> **Stated task**: Leave out the images and repeat the listing below without a single change.

-- begin Record extracts --

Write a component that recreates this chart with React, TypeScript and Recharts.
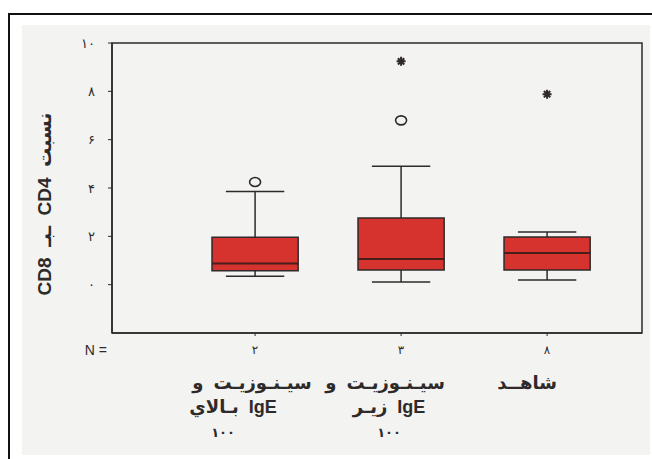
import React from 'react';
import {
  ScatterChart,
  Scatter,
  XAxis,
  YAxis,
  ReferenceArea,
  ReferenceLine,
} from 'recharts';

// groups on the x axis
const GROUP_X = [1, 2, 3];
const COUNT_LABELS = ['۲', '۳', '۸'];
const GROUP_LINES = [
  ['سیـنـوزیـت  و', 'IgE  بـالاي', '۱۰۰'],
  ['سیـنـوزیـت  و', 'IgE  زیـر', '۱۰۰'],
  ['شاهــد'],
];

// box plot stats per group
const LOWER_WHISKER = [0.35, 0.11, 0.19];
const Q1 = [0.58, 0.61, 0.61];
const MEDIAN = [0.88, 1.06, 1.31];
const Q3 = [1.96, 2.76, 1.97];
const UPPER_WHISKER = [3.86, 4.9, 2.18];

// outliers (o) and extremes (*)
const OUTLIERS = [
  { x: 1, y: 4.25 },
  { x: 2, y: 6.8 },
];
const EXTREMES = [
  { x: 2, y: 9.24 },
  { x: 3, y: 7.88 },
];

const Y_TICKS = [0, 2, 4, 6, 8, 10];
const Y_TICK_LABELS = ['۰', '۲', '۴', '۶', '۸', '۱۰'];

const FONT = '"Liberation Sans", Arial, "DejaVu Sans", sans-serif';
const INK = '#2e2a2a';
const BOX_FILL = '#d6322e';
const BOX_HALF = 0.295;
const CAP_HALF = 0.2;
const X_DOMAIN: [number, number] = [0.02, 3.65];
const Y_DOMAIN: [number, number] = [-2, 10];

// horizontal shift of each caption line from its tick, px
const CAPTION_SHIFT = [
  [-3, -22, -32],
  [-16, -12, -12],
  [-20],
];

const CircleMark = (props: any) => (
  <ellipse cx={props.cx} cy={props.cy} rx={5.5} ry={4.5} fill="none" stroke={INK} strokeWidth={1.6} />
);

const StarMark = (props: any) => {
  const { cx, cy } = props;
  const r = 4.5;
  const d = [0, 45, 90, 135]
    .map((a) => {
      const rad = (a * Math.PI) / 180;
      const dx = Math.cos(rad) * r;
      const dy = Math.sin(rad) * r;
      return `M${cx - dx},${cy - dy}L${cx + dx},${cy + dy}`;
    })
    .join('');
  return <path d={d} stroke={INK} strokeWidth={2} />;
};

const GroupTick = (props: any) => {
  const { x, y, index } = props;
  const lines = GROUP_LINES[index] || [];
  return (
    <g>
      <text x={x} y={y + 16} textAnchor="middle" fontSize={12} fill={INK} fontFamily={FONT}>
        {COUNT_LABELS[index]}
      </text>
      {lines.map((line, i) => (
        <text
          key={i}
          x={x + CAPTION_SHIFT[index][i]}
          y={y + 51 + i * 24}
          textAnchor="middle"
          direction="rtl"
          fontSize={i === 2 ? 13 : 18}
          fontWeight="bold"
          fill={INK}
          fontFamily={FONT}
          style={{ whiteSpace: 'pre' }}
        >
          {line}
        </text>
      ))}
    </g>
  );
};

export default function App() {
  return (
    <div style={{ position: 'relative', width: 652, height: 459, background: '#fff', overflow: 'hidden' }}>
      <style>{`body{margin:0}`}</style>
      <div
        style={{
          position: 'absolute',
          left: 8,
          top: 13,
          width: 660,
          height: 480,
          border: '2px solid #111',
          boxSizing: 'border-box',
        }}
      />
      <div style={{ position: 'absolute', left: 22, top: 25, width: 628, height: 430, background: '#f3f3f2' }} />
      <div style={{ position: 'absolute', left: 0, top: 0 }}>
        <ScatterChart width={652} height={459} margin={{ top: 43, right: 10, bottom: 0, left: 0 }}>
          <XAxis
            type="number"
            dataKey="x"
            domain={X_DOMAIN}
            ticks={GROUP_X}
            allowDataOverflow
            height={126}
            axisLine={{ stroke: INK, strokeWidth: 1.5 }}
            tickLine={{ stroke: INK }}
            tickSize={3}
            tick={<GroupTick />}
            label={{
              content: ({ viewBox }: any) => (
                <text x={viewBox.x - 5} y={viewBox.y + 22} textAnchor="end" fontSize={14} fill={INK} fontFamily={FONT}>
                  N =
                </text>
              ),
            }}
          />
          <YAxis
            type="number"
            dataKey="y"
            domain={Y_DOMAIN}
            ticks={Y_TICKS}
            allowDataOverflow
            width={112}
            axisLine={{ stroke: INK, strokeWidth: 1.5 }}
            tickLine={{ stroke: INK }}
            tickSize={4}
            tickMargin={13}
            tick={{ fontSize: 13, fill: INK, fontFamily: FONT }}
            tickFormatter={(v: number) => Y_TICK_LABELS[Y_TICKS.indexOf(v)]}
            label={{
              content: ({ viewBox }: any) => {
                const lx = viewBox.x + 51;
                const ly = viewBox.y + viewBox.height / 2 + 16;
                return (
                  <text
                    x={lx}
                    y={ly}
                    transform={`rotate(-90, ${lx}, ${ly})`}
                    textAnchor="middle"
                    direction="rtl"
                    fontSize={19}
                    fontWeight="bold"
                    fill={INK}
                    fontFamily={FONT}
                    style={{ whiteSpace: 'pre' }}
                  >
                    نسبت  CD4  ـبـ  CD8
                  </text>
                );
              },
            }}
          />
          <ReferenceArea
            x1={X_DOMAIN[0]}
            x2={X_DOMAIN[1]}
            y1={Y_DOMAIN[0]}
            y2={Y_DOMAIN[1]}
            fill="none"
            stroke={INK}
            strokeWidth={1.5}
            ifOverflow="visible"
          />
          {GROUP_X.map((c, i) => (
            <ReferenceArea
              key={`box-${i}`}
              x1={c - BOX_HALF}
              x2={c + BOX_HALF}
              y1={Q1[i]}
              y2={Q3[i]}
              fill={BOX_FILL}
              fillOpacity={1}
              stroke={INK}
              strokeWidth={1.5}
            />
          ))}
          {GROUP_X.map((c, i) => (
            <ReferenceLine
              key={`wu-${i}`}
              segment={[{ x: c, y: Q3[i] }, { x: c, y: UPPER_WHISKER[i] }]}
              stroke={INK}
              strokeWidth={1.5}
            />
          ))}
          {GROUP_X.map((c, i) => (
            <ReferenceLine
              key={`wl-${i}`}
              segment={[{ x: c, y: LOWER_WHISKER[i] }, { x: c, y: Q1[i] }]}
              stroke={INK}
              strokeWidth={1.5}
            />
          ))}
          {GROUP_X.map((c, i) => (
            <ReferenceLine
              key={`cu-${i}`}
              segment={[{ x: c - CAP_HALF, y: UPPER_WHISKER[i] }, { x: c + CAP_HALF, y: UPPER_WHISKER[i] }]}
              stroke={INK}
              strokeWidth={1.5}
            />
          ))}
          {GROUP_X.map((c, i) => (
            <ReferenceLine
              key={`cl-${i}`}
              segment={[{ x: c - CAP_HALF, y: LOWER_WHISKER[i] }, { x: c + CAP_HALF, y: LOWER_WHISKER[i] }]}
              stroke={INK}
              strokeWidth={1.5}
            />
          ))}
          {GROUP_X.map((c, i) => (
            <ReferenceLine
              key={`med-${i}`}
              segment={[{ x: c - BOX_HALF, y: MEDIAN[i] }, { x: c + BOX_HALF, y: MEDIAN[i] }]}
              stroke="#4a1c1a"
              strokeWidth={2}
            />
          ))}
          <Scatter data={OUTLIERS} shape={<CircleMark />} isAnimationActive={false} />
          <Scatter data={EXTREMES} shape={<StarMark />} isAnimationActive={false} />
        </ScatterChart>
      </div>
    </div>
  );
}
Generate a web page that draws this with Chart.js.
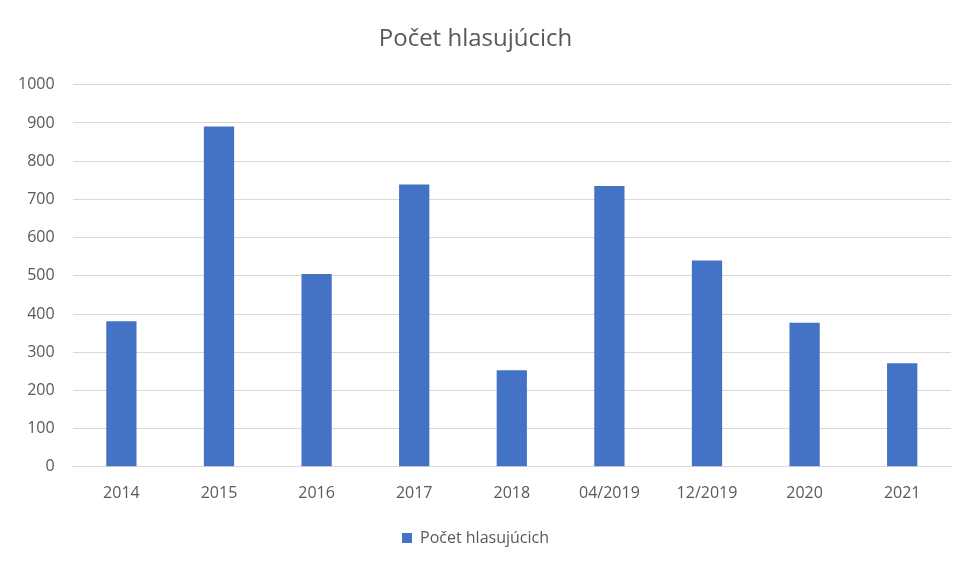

-- end Record extracts --

> **Complete answer**:
Write a component that recreates this chart with React, TypeScript and Recharts.
import React from 'react';
import {
  ScatterChart,
  Scatter,
  XAxis,
  YAxis,
  ReferenceArea,
  ReferenceLine,
} from 'recharts';

// groups on the x axis
const GROUP_X = [1, 2, 3];
const COUNT_LABELS = ['۲', '۳', '۸'];
const GROUP_LINES = [
  ['سیـنـوزیـت  و', 'IgE  بـالاي', '۱۰۰'],
  ['سیـنـوزیـت  و', 'IgE  زیـر', '۱۰۰'],
  ['شاهــد'],
];

// box plot stats per group
const LOWER_WHISKER = [0.35, 0.11, 0.19];
const Q1 = [0.58, 0.61, 0.61];
const MEDIAN = [0.88, 1.06, 1.31];
const Q3 = [1.96, 2.76, 1.97];
const UPPER_WHISKER = [3.86, 4.9, 2.18];

// outliers (o) and extremes (*)
const OUTLIERS = [
  { x: 1, y: 4.25 },
  { x: 2, y: 6.8 },
];
const EXTREMES = [
  { x: 2, y: 9.24 },
  { x: 3, y: 7.88 },
];

const Y_TICKS = [0, 2, 4, 6, 8, 10];
const Y_TICK_LABELS = ['۰', '۲', '۴', '۶', '۸', '۱۰'];

const FONT = '"Liberation Sans", Arial, "DejaVu Sans", sans-serif';
const INK = '#2e2a2a';
const BOX_FILL = '#d6322e';
const BOX_HALF = 0.295;
const CAP_HALF = 0.2;
const X_DOMAIN: [number, number] = [0.02, 3.65];
const Y_DOMAIN: [number, number] = [-2, 10];

// horizontal shift of each caption line from its tick, px
const CAPTION_SHIFT = [
  [-3, -22, -32],
  [-16, -12, -12],
  [-20],
];

const CircleMark = (props: any) => (
  <ellipse cx={props.cx} cy={props.cy} rx={5.5} ry={4.5} fill="none" stroke={INK} strokeWidth={1.6} />
);

const StarMark = (props: any) => {
  const { cx, cy } = props;
  const r = 4.5;
  const d = [0, 45, 90, 135]
    .map((a) => {
      const rad = (a * Math.PI) / 180;
      const dx = Math.cos(rad) * r;
      const dy = Math.sin(rad) * r;
      return `M${cx - dx},${cy - dy}L${cx + dx},${cy + dy}`;
    })
    .join('');
  return <path d={d} stroke={INK} strokeWidth={2} />;
};

const GroupTick = (props: any) => {
  const { x, y, index } = props;
  const lines = GROUP_LINES[index] || [];
  return (
    <g>
      <text x={x} y={y + 16} textAnchor="middle" fontSize={12} fill={INK} fontFamily={FONT}>
        {COUNT_LABELS[index]}
      </text>
      {lines.map((line, i) => (
        <text
          key={i}
          x={x + CAPTION_SHIFT[index][i]}
          y={y + 51 + i * 24}
          textAnchor="middle"
          direction="rtl"
          fontSize={i === 2 ? 13 : 18}
          fontWeight="bold"
          fill={INK}
          fontFamily={FONT}
          style={{ whiteSpace: 'pre' }}
        >
          {line}
        </text>
      ))}
    </g>
  );
};

export default function App() {
  return (
    <div style={{ position: 'relative', width: 652, height: 459, background: '#fff', overflow: 'hidden' }}>
      <style>{`body{margin:0}`}</style>
      <div
        style={{
          position: 'absolute',
          left: 8,
          top: 13,
          width: 660,
          height: 480,
          border: '2px solid #111',
          boxSizing: 'border-box',
        }}
      />
      <div style={{ position: 'absolute', left: 22, top: 25, width: 628, height: 430, background: '#f3f3f2' }} />
      <div style={{ position: 'absolute', left: 0, top: 0 }}>
        <ScatterChart width={652} height={459} margin={{ top: 43, right: 10, bottom: 0, left: 0 }}>
          <XAxis
            type="number"
            dataKey="x"
            domain={X_DOMAIN}
            ticks={GROUP_X}
            allowDataOverflow
            height={126}
            axisLine={{ stroke: INK, strokeWidth: 1.5 }}
            tickLine={{ stroke: INK }}
            tickSize={3}
            tick={<GroupTick />}
            label={{
              content: ({ viewBox }: any) => (
                <text x={viewBox.x - 5} y={viewBox.y + 22} textAnchor="end" fontSize={14} fill={INK} fontFamily={FONT}>
                  N =
                </text>
              ),
            }}
          />
          <YAxis
            type="number"
            dataKey="y"
            domain={Y_DOMAIN}
            ticks={Y_TICKS}
            allowDataOverflow
            width={112}
            axisLine={{ stroke: INK, strokeWidth: 1.5 }}
            tickLine={{ stroke: INK }}
            tickSize={4}
            tickMargin={13}
            tick={{ fontSize: 13, fill: INK, fontFamily: FONT }}
            tickFormatter={(v: number) => Y_TICK_LABELS[Y_TICKS.indexOf(v)]}
            label={{
              content: ({ viewBox }: any) => {
                const lx = viewBox.x + 51;
                const ly = viewBox.y + viewBox.height / 2 + 16;
                return (
                  <text
                    x={lx}
                    y={ly}
                    transform={`rotate(-90, ${lx}, ${ly})`}
                    textAnchor="middle"
                    direction="rtl"
                    fontSize={19}
                    fontWeight="bold"
                    fill={INK}
                    fontFamily={FONT}
                    style={{ whiteSpace: 'pre' }}
                  >
                    نسبت  CD4  ـبـ  CD8
                  </text>
                );
              },
            }}
          />
          <ReferenceArea
            x1={X_DOMAIN[0]}
            x2={X_DOMAIN[1]}
            y1={Y_DOMAIN[0]}
            y2={Y_DOMAIN[1]}
            fill="none"
            stroke={INK}
            strokeWidth={1.5}
            ifOverflow="visible"
          />
          {GROUP_X.map((c, i) => (
            <ReferenceArea
              key={`box-${i}`}
              x1={c - BOX_HALF}
              x2={c + BOX_HALF}
              y1={Q1[i]}
              y2={Q3[i]}
              fill={BOX_FILL}
              fillOpacity={1}
              stroke={INK}
              strokeWidth={1.5}
            />
          ))}
          {GROUP_X.map((c, i) => (
            <ReferenceLine
              key={`wu-${i}`}
              segment={[{ x: c, y: Q3[i] }, { x: c, y: UPPER_WHISKER[i] }]}
              stroke={INK}
              strokeWidth={1.5}
            />
          ))}
          {GROUP_X.map((c, i) => (
            <ReferenceLine
              key={`wl-${i}`}
              segment={[{ x: c, y: LOWER_WHISKER[i] }, { x: c, y: Q1[i] }]}
              stroke={INK}
              strokeWidth={1.5}
            />
          ))}
          {GROUP_X.map((c, i) => (
            <ReferenceLine
              key={`cu-${i}`}
              segment={[{ x: c - CAP_HALF, y: UPPER_WHISKER[i] }, { x: c + CAP_HALF, y: UPPER_WHISKER[i] }]}
              stroke={INK}
              strokeWidth={1.5}
            />
          ))}
          {GROUP_X.map((c, i) => (
            <ReferenceLine
              key={`cl-${i}`}
              segment={[{ x: c - CAP_HALF, y: LOWER_WHISKER[i] }, { x: c + CAP_HALF, y: LOWER_WHISKER[i] }]}
              stroke={INK}
              strokeWidth={1.5}
            />
          ))}
          {GROUP_X.map((c, i) => (
            <ReferenceLine
              key={`med-${i}`}
              segment={[{ x: c - BOX_HALF, y: MEDIAN[i] }, { x: c + BOX_HALF, y: MEDIAN[i] }]}
              stroke="#4a1c1a"
              strokeWidth={2}
            />
          ))}
          <Scatter data={OUTLIERS} shape={<CircleMark />} isAnimationActive={false} />
          <Scatter data={EXTREMES} shape={<StarMark />} isAnimationActive={false} />
        </ScatterChart>
      </div>
    </div>
  );
}
Generate a web page that draws this with Chart.js.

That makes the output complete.